Task description |
Copy exactly the lines from the start of the material through the line with "from matplotlib.colors import". Pictures stay out of the copy.

Source material |
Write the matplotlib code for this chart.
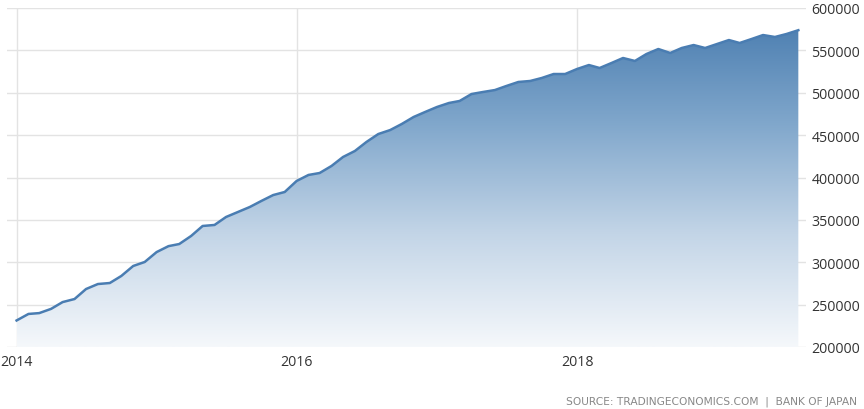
import numpy as np
import pandas as pd
import matplotlib
matplotlib.use("Agg")
import matplotlib.pyplot as plt
import matplotlib.dates as mdates
from matplotlib.colors import LinearSegmentedColormap

# Monthly values, Jan 2014 .. Aug 2019
months = pd.date_range("2014-01-01", "2019-08-01", freq="MS")
values = [
    231300, 239000, 240000, 245000, 253000, 256600, 268400, 274300, 275500, 283800, 295600, 300300,  # 2014
    312000, 319000, 321500, 331000, 342800, 344000, 353400, 359300, 365200, 372300, 379300, 382900,  # 2015
    395900, 403000, 405300, 413600, 424200, 431300, 441900, 451300, 456000, 463100, 471400, 477300,  # 2016
    483200, 487900, 490300, 498500, 500900, 503200, 508000, 512700, 513900, 517400, 522100, 522100,  # 2017
    528000, 532700, 529200, 535100, 541000, 537500, 545700, 551600, 546900, 552800, 556300, 552800,  # 2018
    557500, 562200, 558700, 563400, 568100, 565800, 569300, 573800,                                  # 2019
]
yticks = [200000, 250000, 300000, 350000, 400000, 450000, 500000, 550000, 600000]
xtick_years = ["2014", "2016", "2018"]
source_text = "SOURCE: TRADINGECONOMICS.COM  |  BANK OF JAPAN"

plt.rcParams["font.family"] = ["Open Sans", "DejaVu Sans"]

fig = plt.figure(figsize=(8.64, 4.10), dpi=100)
ax = fig.add_axes([7 / 864, 62 / 410, 799 / 864, 339 / 410])

x = mdates.date2num(months)
y = np.array(values)

ax.set_ylim(200000, 600000)
ax.set_xlim(mdates.date2num(pd.Timestamp("2013-12-07")),
            mdates.date2num(pd.Timestamp("2019-08-21")))

# gradient fill clipped to the area under the line
cmap = LinearSegmentedColormap.from_list(
    "te", ["#f5f8fb", "#c3d5e7", "#7fa6cb", "#4579ad"])
grad = np.linspace(0, 1, 256).reshape(-1, 1)
poly = ax.fill_between(x, y, 200000, color="none", lw=0)
img = ax.imshow(grad, cmap=cmap, aspect="auto", origin="lower",
                extent=[x[0], x[-1], 200000, 600000], zorder=1)
img.set_clip_path(poly.get_paths()[0], transform=ax.transData)

ax.plot(x, y, color="#4a7db2", lw=1.8, zorder=3, solid_joinstyle="round")

# grid and ticks
ax.set_yticks(yticks)
ax.set_yticklabels([str(v) for v in yticks])
ax.yaxis.tick_right()
ax.set_xticks([mdates.date2num(pd.Timestamp(f"{yr}-01-01")) for yr in xtick_years])
ax.set_xticklabels(xtick_years)
ax.grid(True, color="#e3e3e3", lw=1, zorder=0)
ax.set_axisbelow(True)
ax.tick_params(axis="both", length=0, labelsize=10.2, colors="#333333")
ax.tick_params(axis="y", pad=4)
ax.tick_params(axis="x", pad=5)
for s in ax.spines.values():
    s.set_visible(False)

fig.text(1 - 7 / 864, 3 / 410, source_text, ha="right", va="bottom",
         fontsize=7.7, color="#888888", family="DejaVu Sans")

fig.savefig("out.png", dpi=100, facecolor="white")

Written answer |
Write the matplotlib code for this chart.
import numpy as np
import pandas as pd
import matplotlib
matplotlib.use("Agg")
import matplotlib.pyplot as plt
import matplotlib.dates as mdates
from matplotlib.colors import LinearSegmentedColormap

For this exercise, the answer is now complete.